Hence these immortal lines struck a chord in our comprehensively educated masses. As Boris Johnson fights for breath in intensive care, some of Stormzy’s disciples have tweeted direct quotations from the master.

One wrote: “Stormzy said f*** Boris and Corona did the rest.” Another skipped the attribution but still unmistakably hinted at the source: “Boris Johnson in the ICU f*** yeah.”

Still others veered outside the form of Stormzy’s poetry, while faithfully adhering to its spirit, including the theological subtext. One fan, doubtless a good Christian, wrote: “Boris Johnson about to die due to the Rona. THANK YOU LORD.”

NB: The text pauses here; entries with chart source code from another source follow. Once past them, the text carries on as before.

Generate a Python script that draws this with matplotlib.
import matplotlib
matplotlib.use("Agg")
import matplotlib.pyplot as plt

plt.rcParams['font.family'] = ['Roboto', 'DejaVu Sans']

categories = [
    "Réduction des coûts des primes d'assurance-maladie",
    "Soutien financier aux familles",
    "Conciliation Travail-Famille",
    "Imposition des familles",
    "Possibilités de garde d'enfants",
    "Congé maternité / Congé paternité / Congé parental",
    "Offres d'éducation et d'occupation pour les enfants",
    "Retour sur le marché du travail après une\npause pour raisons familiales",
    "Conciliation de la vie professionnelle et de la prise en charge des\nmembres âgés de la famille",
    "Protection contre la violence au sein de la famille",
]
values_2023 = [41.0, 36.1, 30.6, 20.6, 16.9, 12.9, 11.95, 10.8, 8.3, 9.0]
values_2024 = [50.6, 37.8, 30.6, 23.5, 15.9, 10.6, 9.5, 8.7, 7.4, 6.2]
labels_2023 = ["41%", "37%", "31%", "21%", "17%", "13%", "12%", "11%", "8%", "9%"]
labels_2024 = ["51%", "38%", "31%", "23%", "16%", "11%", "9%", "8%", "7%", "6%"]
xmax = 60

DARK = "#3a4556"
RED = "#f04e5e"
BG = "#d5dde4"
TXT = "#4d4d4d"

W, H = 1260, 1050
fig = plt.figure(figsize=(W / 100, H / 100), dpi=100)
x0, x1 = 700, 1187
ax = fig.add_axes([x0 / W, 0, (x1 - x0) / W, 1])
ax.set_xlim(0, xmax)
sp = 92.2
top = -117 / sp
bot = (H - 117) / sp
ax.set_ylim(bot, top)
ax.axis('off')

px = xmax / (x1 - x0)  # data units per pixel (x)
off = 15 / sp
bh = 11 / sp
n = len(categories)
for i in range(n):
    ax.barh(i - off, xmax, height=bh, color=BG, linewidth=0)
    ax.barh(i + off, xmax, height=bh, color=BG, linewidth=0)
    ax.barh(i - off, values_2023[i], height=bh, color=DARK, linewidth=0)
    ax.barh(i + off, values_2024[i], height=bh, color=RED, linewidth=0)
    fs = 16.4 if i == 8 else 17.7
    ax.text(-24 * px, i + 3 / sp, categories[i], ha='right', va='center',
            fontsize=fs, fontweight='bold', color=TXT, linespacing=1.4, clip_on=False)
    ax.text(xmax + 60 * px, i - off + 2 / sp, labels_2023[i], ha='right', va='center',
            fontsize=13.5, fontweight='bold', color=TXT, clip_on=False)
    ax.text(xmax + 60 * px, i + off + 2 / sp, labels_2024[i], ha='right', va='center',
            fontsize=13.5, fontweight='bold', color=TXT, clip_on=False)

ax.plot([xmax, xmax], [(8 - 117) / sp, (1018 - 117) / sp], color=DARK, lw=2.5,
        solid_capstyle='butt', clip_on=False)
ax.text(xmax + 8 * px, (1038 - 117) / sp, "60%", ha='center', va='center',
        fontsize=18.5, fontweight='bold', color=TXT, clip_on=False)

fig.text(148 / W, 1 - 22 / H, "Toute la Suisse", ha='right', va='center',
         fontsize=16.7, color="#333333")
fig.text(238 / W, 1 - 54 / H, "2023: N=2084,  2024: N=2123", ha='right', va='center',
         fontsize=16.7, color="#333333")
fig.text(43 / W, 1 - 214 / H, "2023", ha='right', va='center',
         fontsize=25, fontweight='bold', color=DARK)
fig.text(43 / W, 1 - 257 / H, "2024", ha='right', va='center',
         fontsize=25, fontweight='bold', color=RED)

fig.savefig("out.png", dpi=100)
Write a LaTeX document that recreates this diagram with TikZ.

Another good Christian implicitly affirmed the existence of life everlasting: “if boris johnson dies I will cackle maniacally say hi to Margaret Thatcher in hell.”

Yet another writer drew our attention to the broader context, while rebuking the PM for his sartorial lassitude: “Poor Boris? No. Poor NHS. F*** that scruffy man.” Other messages range from slightly wordy (“Were gonna have a party when boris Johnson dies” and “Hope boris Johnson dies and it’s painful”) to more laconic (“hope boris dies”).

One doesn’t have to be a stickler for grammatical rectitude to notice a certain carelessness of syntax throughout. That testifies to the liberating effect of modernity, what with the staid conventions of grammar, taste and morality being replaced with more democratic, progressively better standards.

Lest you might think that Mr Johnson’s fellow politicians would refrain from expressing such sentiments publicly, here’s a profound message from Councillor Sheila Oakes, Labour mayor of Heanor, Derbyshire.

Miss Oakes displayed not only an impeccable moral and aesthetic taste but also rare political acumen: “Sorry he completely deserves this and he is one of the worst PM’s we’ve ever had.”

Note the implied belief that every person suffering from a disease has somehow deserved it: this clearly has its provenance in some doctrines of fundamentalist Christianity.

As to the depth of political analysis, it has laudably taken Miss Oakes but the few months of Mr Johnson’s tenure to identify the exact place he occupies in the historical hierarchy of British prime ministers.

Alas, the Labour Party has characteristically failed to realise what a gem it possesses in Miss Oakes. To be fair, the party is trying to undo the electoral damage caused by many of its members expressing heartfelt regrets that the Holocaust didn’t quite finish the job.

Trying to launder its sullied image, the Labour Party has removed the whip from Miss Oakes, effectively kicking her out. I do hope she’ll eventually make a comeback. It would be a shame to waste such talent.